PRINCETON, NJ — Six in 10 Americans favor Congress’ passing the so-called “Buffett Rule,” which would mandate a minimum 30% tax rate for Americans with a household income of $1 million or more per year. Majorities of both Democrats and independents favor the policy, while a majority of Republicans oppose it.
President Barack Obama has pushed this tax policy in recent appearances, and the U.S. Senate may vote on it next week. Few observers believe it has a chance of passing the Republican-controlled House to become law before the end of the year.
The proposed legislation was informally dubbed the “Buffett Rule” after billionaire investor Warren Buffett asserted that he should not be allowed to pay a lower tax rate than his secretary. Gallup’s question about the proposal, included in its April 9-12 Economy and Personal Finance survey, asked if “households earning $1 million a year or more” should pay a minimum of 30% of their income in taxes. The actual law the Senate will vote on would include more complex “phase in” clauses for those making between $1 and $2 million per year.
Given President Obama’s persistent emphasis this year on the need to increase taxes on higher-income Americans, and his adoption of a “fair share, fair shot, equal playing rules” campaign theme, it is not surprising to see that Democrats favor the Buffett Rule by almost a three-to-one ratio. More than six in 10 independents, a critically important group in an election year, favor the law. Republicans oppose the law by an 11-point margin, with 54% against and 43% in favor.
Americans in general say that the distribution of money and wealth in this country is not fair, and that money and wealth should be more evenly distributed. Plus, 59% of Americans last year agreed that households making $250,000 or more per year should pay higher taxes. The current results reinforce these findings and underscore the now well-documented conclusion that Americans in general support various proposals for increasing taxes on higher-income Americans.
Gallup’s surveys do not allow the isolation of the very few respondents who might actually themselves make $1 million per year or more, but the more limited income categories that are defined show little variation in response to the Buffett Rule by income. A majority (55%) of those making $100,000 or more in annual household income favor the Buffett Rule, similar to the level of support from lower-income Americans.

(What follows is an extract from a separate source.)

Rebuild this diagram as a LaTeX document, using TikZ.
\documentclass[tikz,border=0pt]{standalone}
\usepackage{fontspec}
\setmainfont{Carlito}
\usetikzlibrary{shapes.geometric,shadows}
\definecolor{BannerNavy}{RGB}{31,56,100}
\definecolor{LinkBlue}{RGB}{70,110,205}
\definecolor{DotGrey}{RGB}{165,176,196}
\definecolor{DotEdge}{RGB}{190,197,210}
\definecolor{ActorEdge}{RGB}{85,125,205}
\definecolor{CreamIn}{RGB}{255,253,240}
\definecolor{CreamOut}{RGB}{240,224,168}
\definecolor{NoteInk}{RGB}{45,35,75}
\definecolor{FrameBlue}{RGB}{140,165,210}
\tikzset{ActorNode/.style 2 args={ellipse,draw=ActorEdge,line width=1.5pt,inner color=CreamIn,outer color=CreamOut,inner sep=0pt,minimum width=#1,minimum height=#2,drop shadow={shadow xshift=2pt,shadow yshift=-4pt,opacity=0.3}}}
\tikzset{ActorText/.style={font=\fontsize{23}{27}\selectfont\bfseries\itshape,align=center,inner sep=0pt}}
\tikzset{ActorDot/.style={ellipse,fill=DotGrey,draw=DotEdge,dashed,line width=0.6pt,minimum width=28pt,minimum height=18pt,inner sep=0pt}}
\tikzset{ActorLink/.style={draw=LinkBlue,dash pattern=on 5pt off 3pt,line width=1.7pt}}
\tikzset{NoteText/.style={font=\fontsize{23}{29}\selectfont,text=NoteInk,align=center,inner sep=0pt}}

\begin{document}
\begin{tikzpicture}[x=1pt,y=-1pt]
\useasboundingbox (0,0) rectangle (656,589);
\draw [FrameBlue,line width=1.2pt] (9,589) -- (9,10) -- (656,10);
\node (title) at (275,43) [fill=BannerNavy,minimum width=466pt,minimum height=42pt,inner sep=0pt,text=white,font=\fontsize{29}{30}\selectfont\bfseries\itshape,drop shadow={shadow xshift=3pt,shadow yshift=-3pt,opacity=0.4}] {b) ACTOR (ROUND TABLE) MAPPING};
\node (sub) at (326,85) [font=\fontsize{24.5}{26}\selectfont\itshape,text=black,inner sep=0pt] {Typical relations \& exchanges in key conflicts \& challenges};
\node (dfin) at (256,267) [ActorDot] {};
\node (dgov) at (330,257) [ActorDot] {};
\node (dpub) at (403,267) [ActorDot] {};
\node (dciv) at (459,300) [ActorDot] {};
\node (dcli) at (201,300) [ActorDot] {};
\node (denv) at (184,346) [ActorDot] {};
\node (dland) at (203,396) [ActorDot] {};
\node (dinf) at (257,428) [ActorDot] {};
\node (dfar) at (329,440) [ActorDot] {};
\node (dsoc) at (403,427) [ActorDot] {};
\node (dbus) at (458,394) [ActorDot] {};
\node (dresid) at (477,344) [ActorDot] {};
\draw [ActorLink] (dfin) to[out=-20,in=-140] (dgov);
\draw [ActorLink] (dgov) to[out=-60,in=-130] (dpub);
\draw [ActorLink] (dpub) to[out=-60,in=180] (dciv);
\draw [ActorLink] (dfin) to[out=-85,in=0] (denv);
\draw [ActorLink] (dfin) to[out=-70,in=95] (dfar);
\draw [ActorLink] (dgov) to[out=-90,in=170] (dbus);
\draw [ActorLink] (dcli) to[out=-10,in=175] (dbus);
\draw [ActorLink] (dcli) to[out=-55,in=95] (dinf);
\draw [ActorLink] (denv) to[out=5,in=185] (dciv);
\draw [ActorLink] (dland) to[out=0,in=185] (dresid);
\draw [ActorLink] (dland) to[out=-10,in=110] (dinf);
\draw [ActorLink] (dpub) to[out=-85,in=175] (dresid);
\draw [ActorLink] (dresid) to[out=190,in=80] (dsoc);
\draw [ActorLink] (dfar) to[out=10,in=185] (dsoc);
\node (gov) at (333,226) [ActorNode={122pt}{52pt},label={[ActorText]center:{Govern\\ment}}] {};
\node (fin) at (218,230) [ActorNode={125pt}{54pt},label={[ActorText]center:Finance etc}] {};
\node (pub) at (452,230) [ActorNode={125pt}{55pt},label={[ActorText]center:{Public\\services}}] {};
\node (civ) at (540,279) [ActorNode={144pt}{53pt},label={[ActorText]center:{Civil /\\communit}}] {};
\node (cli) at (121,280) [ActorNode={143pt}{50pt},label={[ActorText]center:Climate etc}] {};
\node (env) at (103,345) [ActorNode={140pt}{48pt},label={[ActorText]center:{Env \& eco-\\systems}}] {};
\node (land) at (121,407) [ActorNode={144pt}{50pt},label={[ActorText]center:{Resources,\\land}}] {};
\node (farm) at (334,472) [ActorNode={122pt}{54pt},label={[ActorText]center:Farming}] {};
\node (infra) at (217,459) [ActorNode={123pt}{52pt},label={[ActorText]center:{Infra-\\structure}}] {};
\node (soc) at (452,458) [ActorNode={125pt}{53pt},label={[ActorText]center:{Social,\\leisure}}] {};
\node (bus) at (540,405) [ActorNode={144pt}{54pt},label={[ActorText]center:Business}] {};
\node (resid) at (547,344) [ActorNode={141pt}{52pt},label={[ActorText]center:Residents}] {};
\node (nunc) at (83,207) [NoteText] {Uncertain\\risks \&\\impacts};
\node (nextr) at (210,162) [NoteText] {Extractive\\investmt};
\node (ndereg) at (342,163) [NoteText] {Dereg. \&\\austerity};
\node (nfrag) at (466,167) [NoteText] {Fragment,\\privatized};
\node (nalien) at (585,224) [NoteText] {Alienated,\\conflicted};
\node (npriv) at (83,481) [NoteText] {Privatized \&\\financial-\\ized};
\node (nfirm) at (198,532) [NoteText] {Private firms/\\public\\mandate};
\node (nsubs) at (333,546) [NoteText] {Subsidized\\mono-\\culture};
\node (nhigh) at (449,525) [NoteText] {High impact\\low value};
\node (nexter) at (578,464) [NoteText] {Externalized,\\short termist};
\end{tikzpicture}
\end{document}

Republican politicians oppose the Buffett Rule, and there is little possibility that it will become law this year. President Obama’s intense focus on the policy and his emphasis on bringing it to a vote in Congress is thus mostly a symbolic gesture — underscoring his general presidential campaign themes this year. An emphasis on millionaires paying higher taxes also helps position the Obama presidential campaign against his very rich GOP opponent, Mitt Romney.

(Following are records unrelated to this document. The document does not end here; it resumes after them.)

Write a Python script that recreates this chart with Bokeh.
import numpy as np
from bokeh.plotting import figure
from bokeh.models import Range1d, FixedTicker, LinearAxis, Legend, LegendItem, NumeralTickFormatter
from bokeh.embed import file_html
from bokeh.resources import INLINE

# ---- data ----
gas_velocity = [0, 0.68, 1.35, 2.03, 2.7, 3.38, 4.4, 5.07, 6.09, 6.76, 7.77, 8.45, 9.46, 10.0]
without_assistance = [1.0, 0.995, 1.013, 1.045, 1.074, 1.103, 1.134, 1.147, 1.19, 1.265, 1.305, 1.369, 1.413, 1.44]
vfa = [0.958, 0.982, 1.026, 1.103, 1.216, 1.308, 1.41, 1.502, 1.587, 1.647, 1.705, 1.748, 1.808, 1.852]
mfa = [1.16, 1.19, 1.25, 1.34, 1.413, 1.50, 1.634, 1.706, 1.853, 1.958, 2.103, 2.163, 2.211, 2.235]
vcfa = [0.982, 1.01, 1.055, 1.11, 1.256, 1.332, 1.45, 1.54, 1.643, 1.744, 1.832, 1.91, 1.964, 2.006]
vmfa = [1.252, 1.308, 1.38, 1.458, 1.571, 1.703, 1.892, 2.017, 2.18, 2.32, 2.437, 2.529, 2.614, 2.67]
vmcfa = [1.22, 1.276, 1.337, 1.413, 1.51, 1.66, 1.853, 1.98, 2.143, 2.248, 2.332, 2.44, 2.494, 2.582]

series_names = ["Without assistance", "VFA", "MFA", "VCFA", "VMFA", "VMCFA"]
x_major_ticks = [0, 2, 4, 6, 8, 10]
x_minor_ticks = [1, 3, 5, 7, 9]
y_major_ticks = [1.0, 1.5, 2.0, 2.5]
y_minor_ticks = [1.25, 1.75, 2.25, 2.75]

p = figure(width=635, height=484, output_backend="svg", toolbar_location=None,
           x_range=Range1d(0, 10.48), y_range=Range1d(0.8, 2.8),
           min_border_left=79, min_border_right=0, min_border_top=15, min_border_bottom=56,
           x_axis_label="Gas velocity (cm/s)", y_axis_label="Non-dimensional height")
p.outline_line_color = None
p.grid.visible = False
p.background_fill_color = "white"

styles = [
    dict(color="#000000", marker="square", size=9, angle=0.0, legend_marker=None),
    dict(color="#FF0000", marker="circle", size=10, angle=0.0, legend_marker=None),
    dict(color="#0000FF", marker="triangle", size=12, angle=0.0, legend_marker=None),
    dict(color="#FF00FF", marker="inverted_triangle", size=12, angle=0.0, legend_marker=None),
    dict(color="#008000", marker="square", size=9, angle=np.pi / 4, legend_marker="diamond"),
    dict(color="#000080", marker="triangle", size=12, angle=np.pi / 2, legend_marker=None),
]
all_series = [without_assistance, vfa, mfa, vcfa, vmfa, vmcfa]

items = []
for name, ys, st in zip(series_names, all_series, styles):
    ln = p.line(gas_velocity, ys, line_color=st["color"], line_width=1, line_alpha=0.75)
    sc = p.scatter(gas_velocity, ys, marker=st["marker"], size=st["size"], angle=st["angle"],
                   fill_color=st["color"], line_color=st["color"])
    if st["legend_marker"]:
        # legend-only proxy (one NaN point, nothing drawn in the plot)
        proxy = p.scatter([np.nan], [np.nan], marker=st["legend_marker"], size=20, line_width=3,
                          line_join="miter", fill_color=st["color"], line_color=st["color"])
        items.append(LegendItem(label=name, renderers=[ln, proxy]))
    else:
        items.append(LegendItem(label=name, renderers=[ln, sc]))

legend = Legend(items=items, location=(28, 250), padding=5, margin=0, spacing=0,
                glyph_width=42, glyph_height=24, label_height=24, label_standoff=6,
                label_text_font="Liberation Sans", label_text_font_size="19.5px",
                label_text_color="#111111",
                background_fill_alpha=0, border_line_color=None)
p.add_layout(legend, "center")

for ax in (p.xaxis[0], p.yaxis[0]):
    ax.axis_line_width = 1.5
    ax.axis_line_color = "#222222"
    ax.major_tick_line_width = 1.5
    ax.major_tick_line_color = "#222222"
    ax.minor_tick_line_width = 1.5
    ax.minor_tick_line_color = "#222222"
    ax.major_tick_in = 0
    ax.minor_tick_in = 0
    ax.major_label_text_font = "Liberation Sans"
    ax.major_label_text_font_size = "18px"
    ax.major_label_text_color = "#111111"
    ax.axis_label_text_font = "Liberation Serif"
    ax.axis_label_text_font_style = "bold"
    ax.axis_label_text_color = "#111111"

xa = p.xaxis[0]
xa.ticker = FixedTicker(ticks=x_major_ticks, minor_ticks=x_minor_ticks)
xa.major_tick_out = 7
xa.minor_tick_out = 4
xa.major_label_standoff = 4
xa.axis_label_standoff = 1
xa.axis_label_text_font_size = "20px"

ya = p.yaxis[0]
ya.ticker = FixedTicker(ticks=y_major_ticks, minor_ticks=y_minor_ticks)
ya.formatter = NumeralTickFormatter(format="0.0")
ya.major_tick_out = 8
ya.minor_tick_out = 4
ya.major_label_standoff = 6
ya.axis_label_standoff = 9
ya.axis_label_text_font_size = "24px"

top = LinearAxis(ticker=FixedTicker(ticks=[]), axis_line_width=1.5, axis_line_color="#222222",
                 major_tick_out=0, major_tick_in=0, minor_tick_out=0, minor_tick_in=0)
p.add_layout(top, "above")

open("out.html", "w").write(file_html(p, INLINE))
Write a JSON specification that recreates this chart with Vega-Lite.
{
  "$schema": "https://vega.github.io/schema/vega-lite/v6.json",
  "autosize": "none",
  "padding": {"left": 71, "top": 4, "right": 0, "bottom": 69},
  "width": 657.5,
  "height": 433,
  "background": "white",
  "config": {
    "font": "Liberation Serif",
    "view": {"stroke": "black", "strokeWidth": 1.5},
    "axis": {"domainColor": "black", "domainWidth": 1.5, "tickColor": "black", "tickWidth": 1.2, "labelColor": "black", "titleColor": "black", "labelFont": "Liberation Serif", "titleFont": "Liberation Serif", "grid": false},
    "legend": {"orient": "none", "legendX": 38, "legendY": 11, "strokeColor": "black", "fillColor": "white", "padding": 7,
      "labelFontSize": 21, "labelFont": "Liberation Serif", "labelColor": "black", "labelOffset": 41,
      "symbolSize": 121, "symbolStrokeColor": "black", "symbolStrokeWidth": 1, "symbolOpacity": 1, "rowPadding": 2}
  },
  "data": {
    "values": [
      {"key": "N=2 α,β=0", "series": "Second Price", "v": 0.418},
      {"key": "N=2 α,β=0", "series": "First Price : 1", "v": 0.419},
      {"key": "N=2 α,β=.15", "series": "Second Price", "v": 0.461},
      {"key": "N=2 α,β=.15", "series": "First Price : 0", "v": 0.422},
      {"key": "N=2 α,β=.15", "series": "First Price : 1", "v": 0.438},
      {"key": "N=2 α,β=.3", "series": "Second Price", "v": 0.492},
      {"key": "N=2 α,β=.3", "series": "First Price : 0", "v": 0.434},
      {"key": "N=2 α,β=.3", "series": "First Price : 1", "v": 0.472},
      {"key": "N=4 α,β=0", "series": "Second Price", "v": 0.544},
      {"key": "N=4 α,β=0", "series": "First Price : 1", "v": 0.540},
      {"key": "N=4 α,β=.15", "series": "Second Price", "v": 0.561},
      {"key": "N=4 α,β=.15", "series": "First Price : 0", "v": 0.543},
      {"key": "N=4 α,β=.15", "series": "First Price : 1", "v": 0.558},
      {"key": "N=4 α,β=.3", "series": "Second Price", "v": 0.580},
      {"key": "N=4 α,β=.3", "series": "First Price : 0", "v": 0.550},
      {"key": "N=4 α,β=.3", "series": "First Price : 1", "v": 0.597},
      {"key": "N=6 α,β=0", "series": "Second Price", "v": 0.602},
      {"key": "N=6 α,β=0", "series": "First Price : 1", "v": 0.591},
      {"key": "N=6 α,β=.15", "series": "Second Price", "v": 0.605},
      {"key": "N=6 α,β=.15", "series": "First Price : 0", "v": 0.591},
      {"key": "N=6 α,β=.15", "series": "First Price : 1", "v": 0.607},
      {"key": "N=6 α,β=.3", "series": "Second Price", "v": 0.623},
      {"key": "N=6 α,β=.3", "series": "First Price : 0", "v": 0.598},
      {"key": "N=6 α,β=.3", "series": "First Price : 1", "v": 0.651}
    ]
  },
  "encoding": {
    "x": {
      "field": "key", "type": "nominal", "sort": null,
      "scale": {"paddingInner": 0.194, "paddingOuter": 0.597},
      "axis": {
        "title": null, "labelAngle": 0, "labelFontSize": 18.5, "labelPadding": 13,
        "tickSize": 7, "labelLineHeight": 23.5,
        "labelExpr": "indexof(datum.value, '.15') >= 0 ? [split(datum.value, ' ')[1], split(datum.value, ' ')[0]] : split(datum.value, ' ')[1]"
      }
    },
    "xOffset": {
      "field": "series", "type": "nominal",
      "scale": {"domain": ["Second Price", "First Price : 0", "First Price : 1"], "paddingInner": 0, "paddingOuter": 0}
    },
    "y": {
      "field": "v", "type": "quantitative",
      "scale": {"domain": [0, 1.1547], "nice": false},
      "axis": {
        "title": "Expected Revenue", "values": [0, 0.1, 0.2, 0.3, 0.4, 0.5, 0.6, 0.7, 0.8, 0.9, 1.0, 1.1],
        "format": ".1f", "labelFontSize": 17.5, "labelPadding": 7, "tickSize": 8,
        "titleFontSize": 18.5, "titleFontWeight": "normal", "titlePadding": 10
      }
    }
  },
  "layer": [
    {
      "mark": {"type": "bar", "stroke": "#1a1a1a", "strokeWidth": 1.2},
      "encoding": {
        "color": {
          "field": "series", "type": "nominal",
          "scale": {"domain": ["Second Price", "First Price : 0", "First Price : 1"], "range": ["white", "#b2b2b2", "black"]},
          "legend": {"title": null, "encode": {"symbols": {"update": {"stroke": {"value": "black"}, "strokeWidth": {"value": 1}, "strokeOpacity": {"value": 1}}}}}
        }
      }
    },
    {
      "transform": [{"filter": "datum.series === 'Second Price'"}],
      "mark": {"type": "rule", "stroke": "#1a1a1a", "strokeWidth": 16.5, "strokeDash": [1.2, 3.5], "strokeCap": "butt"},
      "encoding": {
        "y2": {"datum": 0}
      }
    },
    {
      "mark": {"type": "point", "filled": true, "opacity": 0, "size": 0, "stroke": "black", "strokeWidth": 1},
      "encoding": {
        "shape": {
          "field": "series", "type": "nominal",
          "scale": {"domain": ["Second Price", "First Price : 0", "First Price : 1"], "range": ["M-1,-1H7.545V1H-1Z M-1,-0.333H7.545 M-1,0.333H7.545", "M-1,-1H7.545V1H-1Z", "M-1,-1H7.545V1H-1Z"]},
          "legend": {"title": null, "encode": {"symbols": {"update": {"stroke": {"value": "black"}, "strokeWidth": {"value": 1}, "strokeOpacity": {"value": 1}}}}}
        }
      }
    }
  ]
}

Perhaps more importantly than the fate of this one policy proposal, the expiration of the Bush tax cuts at the end of this year means that unless something is done, taxes will go up for many American taxpayers. Obama is on record as saying he would let the tax cuts expire for those households making $250,000 a year and up, but would keep them in place for all others.
Although the public agrees with the idea of increasing taxes on the rich, this does not appear to be Americans’ highest priority. Gallup’s April measure of the most important problem facing the country shows that Americans cite the economy, jobs, dissatisfaction with government, and the deficit as the top problems, while very few (1%) mention the gap between the rich and the poor as the top problem. Previous Gallup research has also shown that Americans rate reducing the income and wealth gap between the rich and the poor as a lower priority than growing the economy more generally and increasing economic opportunity.
Results for this Gallup poll are based on telephone interviews conducted April 9-12, 2012, with a random sample of 1,016 adults, aged 18 and older, living in all 50 U.S. states and the District of Columbia.
For results based on the total sample of national adults, one can say with 95% confidence that the maximum margin of sampling error is ±4 percentage points.
Interviews are conducted with respondents on landline telephones and cellular phones, with interviews conducted in Spanish for respondents who are primarily Spanish-speaking. Each sample includes a minimum quota of 400 cell phone respondents and 600 landline respondents per 1,000 national adults, with additional minimum quotas among landline respondents by region. Landline telephone numbers are chosen at random among listed telephone numbers. Cell phone numbers are selected using random-digit-dial methods. Landline respondents are chosen at random within each household on the basis of which member had the most recent birthday.
Samples are weighted by gender, age, race, Hispanic ethnicity, education, region, adults in the household, and phone status (cell phone only/landline only/both, cell phone mostly, and having an unlisted landline number). Demographic weighting targets are based on the March 2011 Current Population Survey figures for the aged 18 and older non-institutionalized population living in U.S. telephone households. All reported margins of sampling error include the computed design effects for weighting and sample design.
In addition to sampling error, question wording and practical difficulties in conducting surveys can introduce error or bias into the findings of public opinion polls.